A car packed with at least 110 pounds (50 kilograms) of explosives blew up in an office district of Colombia's capital Thursday, shattering windows and injuring nine people, police said. No deaths were reported.
The blast occurred at 5:30 a.m. (1030 GMT) outside a 12-story building housing Caracol Radio, the Spanish news agency EFE and the Ecuadorean consulate, as well as the offices of several banks and politicians, including former President Cesar Gaviria.
Investigators were not sure of the target or who was behind the bombing, said Hermes Ardila, chief of prosecutors in a special anti-terrorism unit. He said by telephone eight hours after the bombing that investigators had not linked the attack to any particular armed group.
President Juan Manuel Santos hurried to the scene and called the explosion "a terrorist act," saying it was meant to sow fear and create skepticism about the government.
"We are going to continue fighting terrorism with everything we have," said Santos, who took office on Saturday. He replaced Alvaro Uribe, whose tough tactics sharply weakened the leftist guerrilla groups that have fought the government for decades.
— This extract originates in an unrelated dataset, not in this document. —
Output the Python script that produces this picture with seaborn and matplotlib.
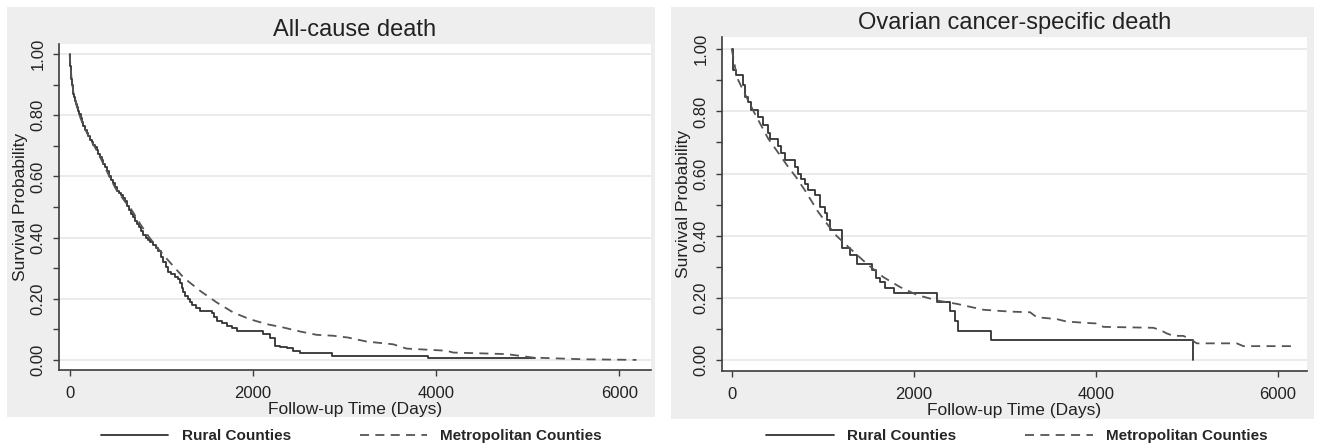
import numpy as np
import pandas as pd
import matplotlib
matplotlib.use("Agg")
import matplotlib.pyplot as plt
from matplotlib.patches import Rectangle
from matplotlib.ticker import MultipleLocator, FormatStrFormatter
import seaborn as sns

# Kaplan-Meier estimates (time in days, survival prob.)
allcause_rural_t = [0, 4, 8, 12, 16, 20, 28, 35, 41, 50, 60, 70, 78, 90, 105, 120, 135, 150, 169,
                    185, 200, 220, 240, 260, 278, 295, 312, 330, 350, 368, 387, 408, 430, 450,
                    472, 494, 514, 537, 560, 580, 600, 625, 650, 672, 696, 718, 740, 760, 782,
                    805, 830, 855, 880, 910, 940, 969, 995, 1020, 1050, 1078, 1110, 1150, 1187,
                    1205, 1225, 1243, 1260, 1290, 1315, 1340, 1380, 1424, 1551, 1580, 1606, 1660,
                    1715, 1770, 1824, 2114, 2187, 2242, 2300, 2369, 2440, 2515, 2860, 3914, 5078]
allcause_rural_s = [1.0, 0.98, 0.96, 0.945, 0.93, 0.92, 0.9, 0.885, 0.871, 0.86, 0.848, 0.837,
                    0.827, 0.815, 0.803, 0.79, 0.778, 0.765, 0.751, 0.742, 0.732, 0.72, 0.712,
                    0.704, 0.696, 0.685, 0.675, 0.665, 0.653, 0.642, 0.63, 0.617, 0.603, 0.59,
                    0.578, 0.566, 0.554, 0.547, 0.54, 0.53, 0.52, 0.505, 0.49, 0.478, 0.467,
                    0.456, 0.445, 0.435, 0.421, 0.407, 0.4, 0.392, 0.385, 0.376, 0.366, 0.357,
                    0.338, 0.32, 0.303, 0.286, 0.28, 0.272, 0.265, 0.25, 0.235, 0.222, 0.21,
                    0.2, 0.19, 0.18, 0.17, 0.16, 0.155, 0.14, 0.128, 0.12, 0.111, 0.103, 0.095,
                    0.084, 0.073, 0.046, 0.043, 0.040, 0.03, 0.022, 0.013, 0.0055, 0.0055]
allcause_metro_t = [0, 20, 41, 78, 120, 169, 220, 278, 330, 387, 450, 514, 600, 678, 770, 860,
                    949, 1078, 1242, 1424, 1606, 1787, 1969, 2151, 2333, 2515, 2697, 2878, 3042,
                    3242, 3532, 3678, 4115, 4187, 4769, 5060, 5605, 6188]
allcause_metro_s = [1.0, 0.925, 0.875, 0.83, 0.79, 0.755, 0.725, 0.695, 0.665, 0.63, 0.59, 0.555,
                    0.52, 0.49, 0.445, 0.405, 0.37, 0.325, 0.27, 0.226, 0.188, 0.155, 0.133,
                    0.117, 0.106, 0.093, 0.082, 0.079, 0.073, 0.06, 0.051, 0.037, 0.03, 0.024,
                    0.019, 0.0075, 0.002, 0.0]

ovarian_rural_t = [0, 14, 51, 124, 143, 180, 215, 289, 344, 399, 417, 509, 545, 582, 692, 730,
                   765, 800, 839, 912, 967, 1022, 1050, 1077, 1212, 1300, 1374, 1545, 1590, 1630,
                   1685, 1787, 2256, 2400, 2454, 2491, 2847, 5067]
ovarian_rural_s = [1.0, 0.932, 0.916, 0.884, 0.847, 0.83, 0.804, 0.782, 0.756, 0.729, 0.712,
                   0.69, 0.666, 0.643, 0.62, 0.60, 0.584, 0.565, 0.547, 0.531, 0.493, 0.472,
                   0.45, 0.42, 0.36, 0.337, 0.31, 0.29, 0.265, 0.251, 0.231, 0.216, 0.188,
                   0.159, 0.127, 0.094, 0.064, 0.0]
ovarian_metro_t = [0, 56, 124, 240, 399, 472, 619, 703, 802, 949, 1058, 1150, 1300, 1484, 1666,
                   1850, 2033, 2253, 2473, 2766, 3059, 3279, 3352, 3572, 3682, 3938, 4012, 4085,
                   4634, 4708, 4781, 4854, 4964, 5037, 5111, 5551, 5623, 6155]
ovarian_metro_s = [1.0, 0.91, 0.868, 0.80, 0.713, 0.683, 0.622, 0.59, 0.547, 0.477, 0.434, 0.40,
                   0.359, 0.31, 0.267, 0.235, 0.21, 0.192, 0.181, 0.162, 0.156, 0.154, 0.138,
                   0.132, 0.124, 0.119, 0.118, 0.107, 0.104, 0.097, 0.086, 0.078, 0.078, 0.068,
                   0.054, 0.054, 0.045, 0.045]

titles = ["All-cause death", "Ovarian cancer-specific death"]
series_labels = ["Rural Counties", "Metropolitan Counties"]
x_ticks = [0, 2000, 4000, 6000]

sns.set_theme(style="white")
plt.rcParams['font.family'] = ['Liberation Sans', 'DejaVu Sans']

fig = plt.figure(figsize=(13.21, 4.47), dpi=100)

# stata-like grey graph regions
fig.add_artist(Rectangle((0.0053, 0.0671), 0.4905, 0.917, transform=fig.transFigure,
                         facecolor='#eeeeee', edgecolor='none', zorder=-5))
fig.add_artist(Rectangle((0.508, 0.0626), 0.4868, 0.9217, transform=fig.transFigure,
                         facecolor='#eeeeee', edgecolor='none', zorder=-5))

ax1 = fig.add_axes([0.0447, 0.1723, 0.448, 0.729])
ax2 = fig.add_axes([0.5466, 0.170, 0.4428, 0.747])

panels = [
    (ax1, titles[0], allcause_rural_t, allcause_rural_s, allcause_metro_t, allcause_metro_s,
     (-115, 6345), (-0.033, 1.033), 0.266),
    (ax2, titles[1], ovarian_rural_t, ovarian_rural_s, ovarian_metro_t, ovarian_metro_s,
     (-107, 6323), (-0.035, 1.039), 0.770),
]

for ax, title, rt, rs, mt, ms, xlim, ylim, leg_x in panels:
    ax.set_facecolor('white')
    sns.lineplot(x=rt, y=rs, ax=ax, color='#333333', lw=1.3, estimator=None,
                 drawstyle='steps-post', label=series_labels[0])
    sns.lineplot(x=mt, y=ms, ax=ax, color='#555555', lw=1.3, estimator=None,
                 linestyle=(0, (5, 3.5)), label=series_labels[1])

    ax.set_xlim(*xlim)
    ax.set_ylim(*ylim)
    ax.set_xticks(x_ticks)
    ax.set_yticks(np.arange(0, 1.01, 0.2))
    ax.yaxis.set_major_formatter(FormatStrFormatter('%.2f'))
    ax.yaxis.set_minor_locator(MultipleLocator(0.1))
    ax.grid(axis='y', color='#ebebeb', lw=1.4)
    ax.grid(axis='x', visible=False)
    ax.set_axisbelow(True)

    sns.despine(ax=ax)
    for s in ['left', 'bottom']:
        ax.spines[s].set_color('#3c3c3c')
        ax.spines[s].set_linewidth(1.2)

    ax.tick_params(axis='both', which='both', length=4.5, width=1, color='#3c3c3c',
                   labelsize=12, labelcolor='#222222', pad=5)
    ax.tick_params(axis='x', bottom=True, pad=7)
    ax.tick_params(axis='y', which='both', left=True)
    for lbl in ax.get_yticklabels():
        lbl.set_rotation(90)
        lbl.set_va('center')

    ax.set_title(title, fontsize=17, color='#222222', pad=6)
    ax.set_xlabel("Follow-up Time (Days)", fontsize=12.5, color='#222222', labelpad=1)
    ax.set_ylabel("Survival Probability", fontsize=12.5, color='#222222', labelpad=2)

    handles, labels = ax.get_legend_handles_labels()
    ax.legend(handles, labels, loc='center', bbox_to_anchor=(leg_x, 0.024),
              bbox_transform=fig.transFigure, ncol=2, frameon=False,
              handlelength=4.4, handletextpad=0.9, columnspacing=4.5,
              prop={'weight': 'bold', 'size': 11})

fig.savefig("out.png", dpi=100, facecolor='white')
Santos toured the blast site surrounded by security agents and urged Colombians to go on with normal activities.
Bogota's health secretary, Hector Zambrano, said at least nine people were injured. Most were treated for cuts and released, but three people remained under care, he said.
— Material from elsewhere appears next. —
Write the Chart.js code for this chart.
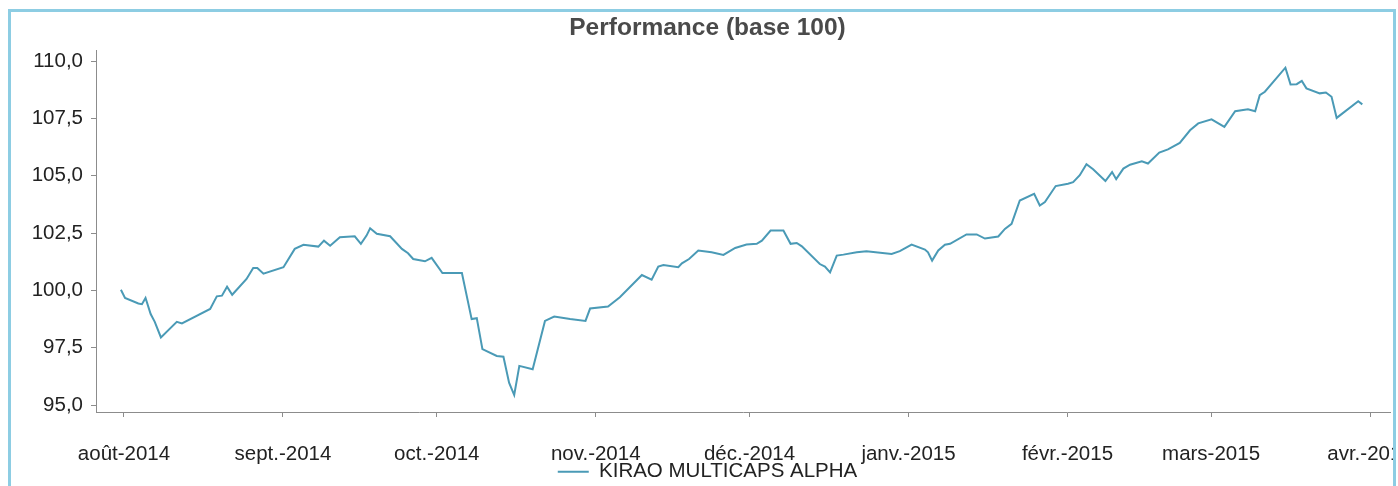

Pinzon said most of those hurt had been on a bus that was passing by as the bomb exploded.
Authorities said no arrests had been made.
The national police operations director, Gen. Orlando Paez, said the car was packed with at least 110 pounds (50 kilograms) of explosives and the blast shattered windows in at least 30 buildings, smashed the facade of a bank and left scraps of the destroyed car scattered in the street.
Gen. Cesar Pinzon, the city's police chief, said authorities had located the owner of the car that exploded. Pinzon said it had been reported stolen July 31 from a shopping center in the north of the city.
The director of the private Conflict Analysis Resource Center, Jorge Restrepo, said the fact the bomb went off before rush hour and used a relatively small amount of explosive showed it was meant as a political message. He called it "a very early greeting" to Santos' government from armed groups.
The explosion "is an example that they still have the ability to execute this type of terrorist action," Restrepo said.
A car bomb that exploded in March in the Pacific coast city of Buenaventura killed at least nine people and injured about 50. Bogota had not suffered a car bombing since January 2009, when a blast at an automatic teller machine killed two people.
Caracol Radio continued broadcasting despite the blast. None of the 12 people who work at the station at that hour were injured, said Ricardo Alarcon, manager of Caracol. He said it wasn't clear Caracol was the target of the attack.
EFE's director for Colombia, Esther Rebollo, said its offices were not damaged.
Governments across Latin America from Mexico to Argentina condemned the bombing, as did the Union of South American Nations.
Venezuelan President Hugo Chavez's government denounced the bombing, calling it a "terrorist act against the sister nation of Colombia and against its fervent desire to live in peace."